Artists removed 80 million images from the training data for Stable Diffusion 3. But the copyright problem of large AI image models is far from solved.
There is a flip side to the success of AI image models: From the beginning, companies like Stability AI have been criticized for using artists' work to train Stable Diffusion without their consent. The parties involved are now fighting in the courts as well.
The AI startup Spawning has taken it upon itself to bring a bit more transparency to the data used to train AI. As a first step, it released a search engine called haveibeentrained.com. It allows people to search the training data for image models. This has led to users being able to discover sensitive data about themselves in the data set.
The platform also allows artists to remove their images from datasets used to train AI models. In December 2022, Spawning announced that Stability AI would consider this so-called artist opt-out when training Stable Diffusion 3. The deadline for the opt-out passed on March 3rd.

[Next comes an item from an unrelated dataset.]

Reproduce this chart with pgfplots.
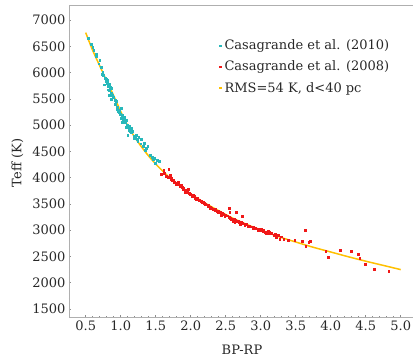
\documentclass[border=0pt]{standalone}
\usepackage{fontspec}
\setmainfont{DejaVu Serif}
\usepackage{pgfplots}
\usepackage{pgfplotstable}
\pgfplotsset{compat=1.18}

\definecolor{teal2010}{RGB}{40,184,186}
\definecolor{red2008}{RGB}{240,24,24}
\definecolor{fitgold}{RGB}{255,192,0}
\definecolor{framegray}{RGB}{175,175,175}
\definecolor{tickgray}{RGB}{140,140,140}
\definecolor{txt}{RGB}{40,40,40}

% Casagrande et al. (2010): BP-RP, Teff
\pgfplotstableread{
x T
0.542 6651
0.580 6530
0.604 6479
0.619 6416
0.652 6346
0.660 6300
0.690 6162
0.704 6225
0.720 6100
0.738 5965
0.747 5997
0.760 5950
0.771 5762
0.780 5880
0.795 5870
0.800 5830
0.804 5794
0.810 5800
0.819 5844
0.819 5667
0.828 5730
0.830 5760
0.840 5650
0.842 5775
0.842 5571
0.850 5720
0.866 5698
0.866 5489
0.870 5600
0.880 5560
0.900 5520
0.920 5470
0.930 5400
0.938 5444
0.952 5337
0.960 5300
0.961 5254
0.980 5240
0.985 5286
1.000 5200
1.009 5318
1.009 5127
1.020 5170
1.023 5044
1.033 5190
1.040 5110
1.057 5146
1.060 5080
1.070 5040
1.080 5095
1.080 4956
1.090 4990
1.095 5000
1.104 4810
1.110 4950
1.120 4900
1.128 4968
1.140 4880
1.152 4937
1.160 4850
1.176 4873
1.190 4790
1.200 4746
1.210 4760
1.223 4810
1.240 4720
1.247 4683
1.261 4765
1.290 4640
1.295 4727
1.320 4600
1.342 4651
1.360 4520
1.366 4556
1.390 4600
1.430 4420
1.450 4390
1.470 4350
1.485 4365
1.495 4270
1.520 4330
1.557 4302
}\casa

% Casagrande et al. (2008): BP-RP, Teff
\pgfplotstableread{
x T
1.586 4066
1.619 4143
1.620 4080
1.660 4030
1.680 4010
1.690 4155
1.705 4047
1.720 3960
1.729 3984
1.740 3950
1.752 3939
1.770 3910
1.790 3876
1.800 3880
1.824 3901
1.830 3860
1.850 3830
1.871 3857
1.880 3810
1.895 3793
1.900 3770
1.919 3711
1.930 3750
1.943 3762
1.950 3720
1.967 3774
1.980 3700
1.990 3698
2.000 3680
2.020 3660
2.029 3647
2.038 3667
2.050 3650
2.062 3622
2.070 3610
2.086 3584
2.100 3600
2.120 3560
2.133 3571
2.150 3550
2.171 3520
2.180 3530
2.200 3500
2.205 3495
2.230 3480
2.250 3470
2.252 3444
2.280 3440
2.286 3412
2.300 3420
2.330 3400
2.348 3393
2.360 3380
2.380 3350
2.395 3330
2.400 3360
2.420 3340
2.443 3285
2.450 3310
2.470 3300
2.490 3254
2.500 3280
2.520 3270
2.552 3420
2.550 3240
2.562 3330
2.570 3220
2.586 3203
2.600 3210
2.610 3158
2.620 3200
2.633 3139
2.640 3190
2.657 3330
2.660 3170
2.680 3160
2.700 3150
2.705 3114
2.720 3140
2.740 3120
2.743 3254
2.776 3095
2.780 3110
2.800 3100
2.824 3063
2.840 3080
2.870 3060
2.895 3032
2.900 3050
2.930 3030
2.967 3000
2.970 3010
3.000 3000
3.014 3013
3.038 2981
3.040 2990
3.070 2960
3.086 2937
3.110 2968
3.120 2940
3.133 2949
3.160 2930
3.200 2900
3.205 2924
3.228 2854
3.252 2905
3.276 2829
3.300 2870
3.333 2829
3.395 2797
3.490 2810
3.600 2791
3.643 3000
3.647 2696
3.690 2759
3.714 2778
3.933 2588
3.967 2473
4.143 2619
4.300 2588
4.395 2537
4.419 2461
4.500 2346
4.624 2251
4.833 2213
}\casb

% Fitted colour-temperature relation
\pgfplotstableread{
x T
0.50 6760
0.60 6420
0.70 6130
0.80 5840
0.90 5560
1.00 5260
1.10 4990
1.20 4770
1.30 4580
1.40 4410
1.50 4260
1.65 4060
1.80 3890
2.00 3690
2.20 3520
2.40 3370
2.60 3230
2.80 3110
3.00 3005
3.25 2880
3.50 2775
3.75 2675
4.00 2585
4.25 2495
4.50 2410
4.75 2330
5.00 2250
}\fit

\begin{document}
\begin{tikzpicture}
\begin{axis}[
  at={(0,0)}, anchor=south west,
  scale only axis, width=345bp, height=312bp,
  xmin=0.2614, xmax=5.19, ymin=1347.7, ymax=7285.5,
  xtick={0.5,1,...,5}, ytick={1500,2000,...,7000},
  minor x tick num=4, minor y tick num=4,
  xtick pos=bottom, ytick pos=left, tick align=inside,
  major tick length=2.5bp, minor tick length=1.5bp,
  every tick/.style={tickgray, line width=0.5bp},
  axis line style={framegray, line width=0.8bp},
  ticklabel style={font=\fontsize{13bp}{15bp}\selectfont, text=txt},
  /pgf/number format/assume math mode=true,
  /pgf/number format/1000 sep={},
  xticklabel style={/pgf/number format/.cd, fixed, fixed zerofill, precision=1},
  scaled ticks=false,
  xlabel={BP-RP}, ylabel={Teff (K)},
  every axis x label/.style={at={(axis description cs:0.5014,-0.1058)}, anchor=center,
    font=\fontsize{13bp}{15bp}\selectfont, text=txt},
  every axis y label/.style={at={(axis description cs:-0.1493,0.494)}, anchor=center, rotate=90,
    font=\fontsize{13bp}{15bp}\selectfont, text=txt},
  legend cell align=left,
  legend style={at={(axis description cs:0.4348,0.888)}, anchor=north west,
    draw=none, fill=none, inner sep=0pt, row sep=9.2bp, column sep=3.5bp,
    font=\fontsize{13bp}{15bp}\selectfont, text=txt,
    nodes={inner sep=0pt, text height=9.5bp, text depth=2.5bp}},
]
\addlegendimage{legend image code/.code={\fill[teal2010] (0bp,-0.1bp) rectangle (1.4bp,1.3bp);}}
\addlegendentry{Casagrande et al. (2010)}
\addlegendimage{legend image code/.code={\fill[red2008] (0bp,-0.1bp) rectangle (1.4bp,1.3bp);}}
\addlegendentry{Casagrande et al. (2008)}
\addlegendimage{legend image code/.code={\fill[fitgold] (0bp,-0.1bp) rectangle (1.4bp,1.3bp);}}
\addlegendentry{RMS=54 K, d<40 pc}

\addplot[forget plot, teal2010, only marks, mark=square*, mark size=0.95bp,
  mark options={line width=0pt}] table[x=x, y=T] {\casa};
\addplot[forget plot, red2008, only marks, mark=square*, mark size=0.95bp,
  mark options={line width=0pt}] table[x=x, y=T] {\casb};
\addplot[forget plot, smooth, fitgold, line width=1.5bp] table[x=x, y=T] {\fit};
\end{axis}
\pgfresetboundingbox
\path[use as bounding box] (-69bp,-41bp) rectangle (344bp,317bp);
\end{tikzpicture}
\end{document}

Now, Spawning announces that artists have opted out of releasing 80 million artworks to train AI models. Spawning considers this to be a success.

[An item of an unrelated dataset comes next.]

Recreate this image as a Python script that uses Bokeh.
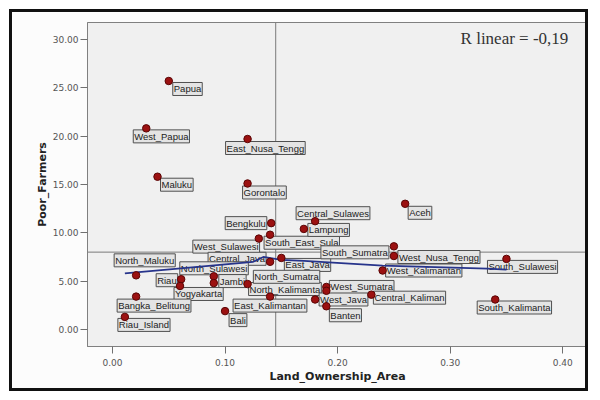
from bokeh.plotting import figure
from bokeh.models import Span, Label, FixedTicker, PrintfTickFormatter, Range1d
from bokeh.embed import file_html
from bokeh.resources import INLINE

# ---- data ----
provinces = [
    "Papua", "West_Papua", "East_Nusa_Tengg", "Maluku", "Gorontalo",
    "Bengkulu", "West_Sulawesi", "South_East_Sula", "Central_Java", "North_Maluku",
    "Riau", "Yogyakarta", "North_Sulawesi", "Jambi", "North_Kalimanta",
    "East_Kalimantan", "Bangka_Belitung", "Riau_Island", "Bali", "Central_Sulawes",
    "Lampung", "Aceh", "East_Java", "South_Sumatra", "West_Nusa_Tengg",
    "South_Sulawesi", "West_Kalimantan", "West_Sumatra", "North_Sumatra", "West_Java",
    "Banten", "Central_Kaliman", "South_Kalimanta",
]
land_ownership_area = [
    0.050, 0.030, 0.120, 0.040, 0.120,
    0.141, 0.130, 0.140, 0.140, 0.021,
    0.061, 0.060, 0.090, 0.090, 0.120,
    0.140, 0.021, 0.011, 0.100, 0.180,
    0.170, 0.260, 0.150, 0.250, 0.250,
    0.350, 0.240, 0.190, 0.190, 0.180,
    0.190, 0.230, 0.340,
]
poor_farmers = [
    25.7, 20.8, 19.7, 15.8, 15.1,
    11.0, 9.4, 9.8, 7.0, 5.6,
    5.2, 4.5, 5.5, 4.8, 4.7,
    3.4, 3.4, 1.3, 1.9, 11.2,
    10.4, 13.0, 7.4, 8.6, 7.6,
    7.3, 6.1, 4.4, 4.0, 3.1,
    2.4, 3.6, 3.1,
]
fit_x = [0.011, 0.078, 0.125, 0.134, 0.150, 0.170, 0.240, 0.333, 0.350]
fit_y = [5.8, 6.5, 7.0, 7.5, 7.2, 7.1, 6.6, 6.3, 6.2]
x_ticks = [0.0, 0.1, 0.2, 0.3, 0.4]
y_ticks = [0, 5, 10, 15, 20, 25, 30]
mean_land = 0.145
mean_poor = 8.0
r_linear_text = "R linear = -0,19"

# label placement (pixel offsets from each point)
label_dx = [4, -13, -22, 3, -5, -46, -66, -6, -62, -22, -25, -6, -34, 5, 1,
            -37, -19, -7, 4, -19, 4, 3, 3, -73, 4, -19, 3, 3, -73, 4, 3, 2, -18]
label_dy = [-8, -8, -9, -8, -9, 0, -8, -8, 3, 15, -1, -8, 8, 2, -5,
            -9, -9, -8, -9, 8, -1, -9, -7, -6, -1, -8, 0, 0, 14, 0, -9, -3, -8]

p = figure(width=579, height=382, output_backend="svg", toolbar_location=None,
           x_range=Range1d(-0.0222, 0.422), y_range=Range1d(-1.76, 31.75),
           min_border_left=75, min_border_right=4, min_border_top=10,
           min_border_bottom=48)
p.styles = {"border": "3px solid #111111", "margin-left": "9px", "margin-top": "9px"}
p.background_fill_color = "#f0f0f0"
p.border_fill_color = "#fcfcfc"
p.outline_line_color = "#808080"
p.outline_line_width = 1
p.xgrid.visible = False
p.ygrid.visible = False

for ax in (p.xaxis[0], p.yaxis[0]):
    ax.axis_line_color = "#808080"
    ax.major_tick_line_color = "#707070"
    ax.minor_tick_line_color = None
    ax.major_tick_in = 0
    ax.major_tick_out = 7
    ax.major_label_text_font = "DejaVu Sans"
    ax.major_label_text_font_size = "9px"
    ax.major_label_text_color = "#555555"
    ax.axis_label_text_font = "DejaVu Sans"
    ax.axis_label_text_font_size = "11px"
    ax.axis_label_text_font_style = "bold"
    ax.axis_label_text_color = "#222222"
    ax.formatter = PrintfTickFormatter(format="%.2f")

p.xaxis[0].ticker = FixedTicker(ticks=x_ticks)
p.yaxis[0].ticker = FixedTicker(ticks=y_ticks)
p.xaxis[0].axis_label = "Land_Ownership_Area"
p.yaxis[0].axis_label = "Poor_Farmers"
p.xaxis[0].major_label_standoff = 5
p.xaxis[0].axis_label_standoff = 1
p.yaxis[0].major_label_standoff = 2
p.yaxis[0].axis_label_standoff = 1

p.add_layout(Span(location=mean_land, dimension="height", line_color="#7a7a7a",
                  line_width=1, level="underlay"))
p.add_layout(Span(location=mean_poor, dimension="width", line_color="#7a7a7a",
                  line_width=1, level="underlay"))

lab_props = Label.properties()
for name, lx, ly, dx, dy in zip(provinces, land_ownership_area, poor_farmers,
                                label_dx, label_dy):
    kw = dict(x=lx, y=ly, x_offset=dx, y_offset=dy, text=name,
              text_font="Liberation Sans", text_font_size="9.5px",
              text_color="#222222", text_align="left", text_baseline="middle",
              background_fill_color="#e4e4e4", border_line_color="#505050",
              border_line_width=1, level="underlay")
    if "padding" in lab_props:
        kw["padding"] = 1
    p.add_layout(Label(**kw))

p.line(fit_x, fit_y, line_color="#27348b", line_width=1.8)
p.scatter(land_ownership_area, poor_farmers, size=7.5, fill_color="#9b1111",
          line_color="#5a0505", line_width=1)

p.add_layout(Label(x=0.405, y=30.1, text=r_linear_text, text_font="Liberation Serif",
                   text_font_size="17px", text_color="#333333", text_align="right",
                   text_baseline="middle"))

open("out.html", "w").write(file_html(p, INLINE))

"This establishes a significant precedent towards realizing our vision of consenting AI, and we are just getting started!" the organization announced on Twitter.

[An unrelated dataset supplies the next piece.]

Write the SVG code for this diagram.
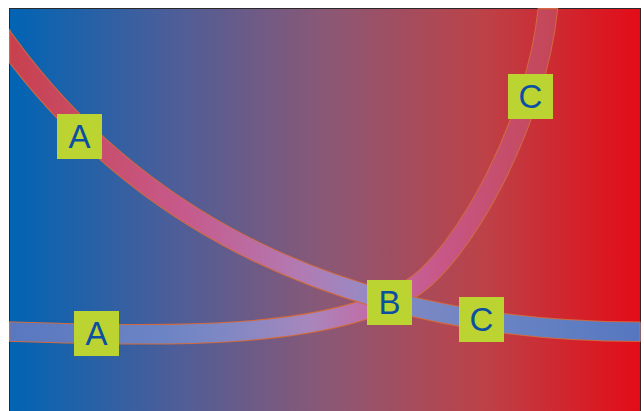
<svg xmlns="http://www.w3.org/2000/svg" width="644" height="411" viewBox="0 0 644 411">
  <defs>
    <linearGradient id="bg" gradientUnits="userSpaceOnUse" x1="9" y1="0" x2="640" y2="0">
      <stop offset="0" stop-color="#0064b4"/>
      <stop offset="0.25" stop-color="#4a5e9a"/>
      <stop offset="0.5" stop-color="#8a5876"/>
      <stop offset="0.75" stop-color="#bc4248"/>
      <stop offset="1" stop-color="#e30c17"/>
    </linearGradient>
    <linearGradient id="band1" gradientUnits="userSpaceOnUse" x1="9" y1="0" x2="640" y2="0">
      <stop offset="0" stop-color="#c8404e"/>
      <stop offset="0.1" stop-color="#c84a62"/>
      <stop offset="0.28" stop-color="#c65a8c"/>
      <stop offset="0.46" stop-color="#b27ab2"/>
      <stop offset="0.55" stop-color="#9c88c2"/>
      <stop offset="0.65" stop-color="#7a88c4"/>
      <stop offset="0.85" stop-color="#6280c2"/>
      <stop offset="1" stop-color="#5676c0"/>
    </linearGradient>
    <linearGradient id="band2" gradientUnits="userSpaceOnUse" x1="9" y1="0" x2="557" y2="0">
      <stop offset="0" stop-color="#5878c0"/>
      <stop offset="0.28" stop-color="#6c84c4"/>
      <stop offset="0.4" stop-color="#8088c4"/>
      <stop offset="0.55" stop-color="#a886bc"/>
      <stop offset="0.65" stop-color="#c06ea8"/>
      <stop offset="0.78" stop-color="#c8588a"/>
      <stop offset="0.9" stop-color="#c64e6c"/>
      <stop offset="1" stop-color="#c44556"/>
    </linearGradient>
    <clipPath id="frame">
      <rect x="9" y="8" width="631.5" height="403"/>
    </clipPath>
    <!-- falling band: steep at the left, levelling off to the right -->
    <path id="curve1" d="M -15 13.6 L 9 46 C 119 194.5 310 331.7 640 331.7 L 670 331.7"/>
    <!-- rising band: flat at the left, turning up towards the top edge -->
    <path id="curve2" d="M -20 331 L 9 331.5 C 159 336 327.7 341.7 412 288 C 462.6 255.8 536.5 123 548 8 L 551 -25"/>
  </defs>
  <style>
    .edge { fill: none; stroke: #d06a3e; stroke-width: 20.5; }
    .core { fill: none; stroke-width: 18.5; }
    .end { stroke: #d06a3e; stroke-width: 1.2; fill: none; }
    .tag { fill: #bcd432; }
    .tag-text { font-family: "Liberation Sans", Arial, sans-serif; font-size: 33px; fill: #0b4ea2; text-anchor: middle; }
  </style>

  <!-- backdrop panel -->
  <rect x="9.5" y="8.5" width="631" height="410" fill="url(#bg)" stroke="#2a2a2a" stroke-width="1"/>

  <g id="connectors" clip-path="url(#frame)">
    <g id="band-rising">
      <use href="#curve2" class="edge"/>
      <use href="#curve2" class="core" stroke="url(#band2)"/>
    </g>
    <g id="band-falling">
      <use href="#curve1" class="edge"/>
      <use href="#curve1" class="core" stroke="url(#band1)"/>
    </g>
    <!-- outlined band ends along the frame -->
    <line class="end" x1="9.6" y1="29" x2="9.6" y2="63"/>
    <line class="end" x1="9.6" y1="322" x2="9.6" y2="341"/>
    <line class="end" x1="640" y1="322" x2="640" y2="341.5"/>
    <line class="end" x1="539" y1="8.6" x2="557" y2="8.6"/>
  </g>

  <g id="label-a1">
    <rect class="tag" x="57" y="114" width="45" height="45"/>
    <text class="tag-text" x="79.5" y="148.3">A</text>
  </g>
  <g id="label-a2">
    <rect class="tag" x="74" y="311" width="45" height="45"/>
    <text class="tag-text" x="96.5" y="345.3">A</text>
  </g>
  <g id="label-b">
    <rect class="tag" x="367" y="280" width="45" height="45"/>
    <text class="tag-text" x="389.5" y="314.3">B</text>
  </g>
  <g id="label-c1">
    <rect class="tag" x="508" y="74" width="45" height="45"/>
    <text class="tag-text" x="530.5" y="108.3">C</text>
  </g>
  <g id="label-c2">
    <rect class="tag" x="459" y="297" width="45" height="45"/>
    <text class="tag-text" x="481.5" y="331.3">C</text>
  </g>
</svg>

However, this is only a drop in the bucket, or about three percent, compared to the more than two billion images in the LAION dataset used by Stable Diffusion.
Opt-outs via ArtStation and Shutterstock
To make the opt-out work, Spawning relied on partnerships with platforms like ArtStation and Shutterstock. These platforms also allowed artists to opt out of AI training, or the images were excluded by default. Over 40,000 opt-out requests were submitted directly through haveibeentrained.com.
Each copyright claim was manually reviewed by Spawning, the organization said. Tools to remove multiple images from individual artists at once are in the works, but were not ready for Stable Diffusion 3. The platform also allows artists to explicitly share their work for AI training if it is not already in the dataset.
We provided these services for free.
We believe that consenting data will be of great benefit to both AI organizations and the people who these systems are trained on.
We recently launched human verified artist opt-in, and have more tools and partnerships in the works.
Artists are not universally in favor of the opt-out process. Some feel that a general opt-in process is better. This means that images must be proactively made available for AI training. Registering on a website and providing more data just to remove work from a dataset it was never intended for doesn't seem like the best way to handle AI consent.
Large gesture, small effect
Overall, the opt-out option is a respectful signal from Stability AI and a building block for the future development of AI models. The styles of some artists may no longer be natively reproducible with Stable Diffusion 3.
But whether AI models will stop using copyrighted material for image generation in the future, even with opt-in procedures, is questionable. After all, the new ControlNet method makes it increasingly easy for users to tune Stable Diffusion with their own images. The responsibility for copyright violations will probably shift from companies to individuals.
The fact that plagiarism of certain styles is easier to detect may explain why the debate about AI training permissions is more heated for image generators than for language models. But publishers and authors also want to keep their work away from language models.